De heer Flierman (CDA):

Nee, dat is niet wat ik suggereer. Ik licht dat graag toe. In de huidige wet staan twee bepalingen die in het oog moeten worden gehouden. De nieuwe wet kan op verschillende momenten en voor verschillende artikelen bij Koninklijk Besluit worden ingevoerd. Nee, ik bespreek nu de tweede optie. Ik herneem mijn woorden. In de wet staat een aantal bepalingen waarmee het groepsverbod uit de oude Elektriciteits- en Gaswet in de nieuwe wet wordt geïntroduceerd. De minister kan die bepalingen bij novelle uit de nieuwe wet schrappen, maar er staat in het voorliggend wetsontwerp ook dat de oude wet wordt ingetrokken. Op dat moment hebben we een nieuwe wet, waarin bij novelle het groepsverbod geschrapt is, terwijl de oude wetten zijn ingetrokken. Dan is er dus geen groepsverbod meer. Dat kan als de minister dat wil. Als de minister het niet wil, kan hij op grond van het artikel dat sommige bepalingen bij Koninklijk Besluit later in werking kunnen worden gesteld, besluiten om het groepsverbod niet in werking te stellen. Hij kan dit uitstellen tot bijvoorbeeld de Europese Unie besluit dat het groepsverbod Europabreed moet worden ingevoerd. In dat geval valt er niets meer te handhaven.

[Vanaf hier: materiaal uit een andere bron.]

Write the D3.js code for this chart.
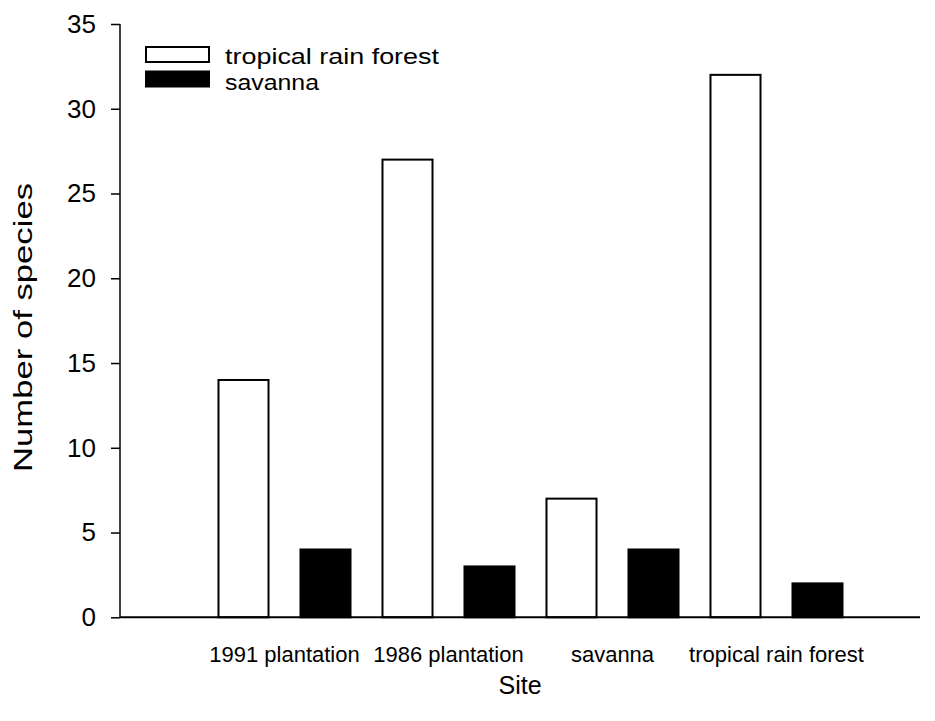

Ik ga verder. Met de andere partijen hebben wij een motie voorbereid waarin hierom wordt gevraagd. We zullen zelf niet om een novelle vragen. Collega Meijer zal de motie straks mede namens de CDA-fractie indienen. Ik weet wel dat moties normaliter in tweede termijn worden ingediend, maar gezien het belang van het onderwerp dat in de discussie ongetwijfeld centraal staat, lijkt het ons goed als de motie in dit geval al in eerste termijn ter tafel komt, zodat iedereen er in eerste termijn al op kan reageren. Mocht de minister toezeggen dat hij de eerstgenoemde route zal bewandelen, wat ik hoop, dan zal de motie ongetwijfeld worden ingetrokken. Dat zou mooi zijn. We wachten de beantwoording van de minister dan ook met grote belangstelling af.

De heer Dercksen i (PVV):

Als het CDA zegt dat het de Nederlandse werkgelegenheid hoog in het vaandel heeft staan, dan ga ik de heer Flierman niet onderbreken. Complimenten daarvoor. Ik wil even terug naar het begin van zijn betoog. Het ging over Parijs. Niet over de slachtpartijen die daar hebben plaatsgevonden, maar over de klimaattop. Daar spelen ook Nederlandse belangen. Hij had het over een bindende klimaattop. In artikel 28 van de overeenkomst staat dat iedereen zich aan de afspraken zal houden. Als je het niet doet, is het echter ook goed. Ik heb in de media de afgelopen weken al landen als India, Japan en Zuid-Korea horen zeggen: leuk, die klimaattop, maar wij gaan gewoon door met onze plannen voor het bouwen van kolencentrales. Terug naar het belang van Nederland. Wil de heer Flierman nog eens duiden wat het nut en de noodzaak is voor Nederland binnen de EU, als de rest van de wereld gewoon doorgaat waarmee hij bezig is en wij, als solitair EU en daarbinnen Nederland, onszelf als enige allerlei strenge klimaatdoelstellingen opleggen?

De heer Flierman (CDA):

Dat zou een ander debat vergen. Wij zouden er lang over kunnen spreken. Ik heb niet het woord "bindend" gebruikt, maar "baanbrekend". Dat heeft een iets andere betekenis. Naar mijn beste weten gaan niet alleen Europa, maar ook veel andere landen zich wel degelijk inzetten om de opwarming van de aarde een halt toe te roepen. Dat lijkt mij voor de toekomst van de planeet van grote betekenis. In die zin heb ik het woord "baanbrekend" gebruikt.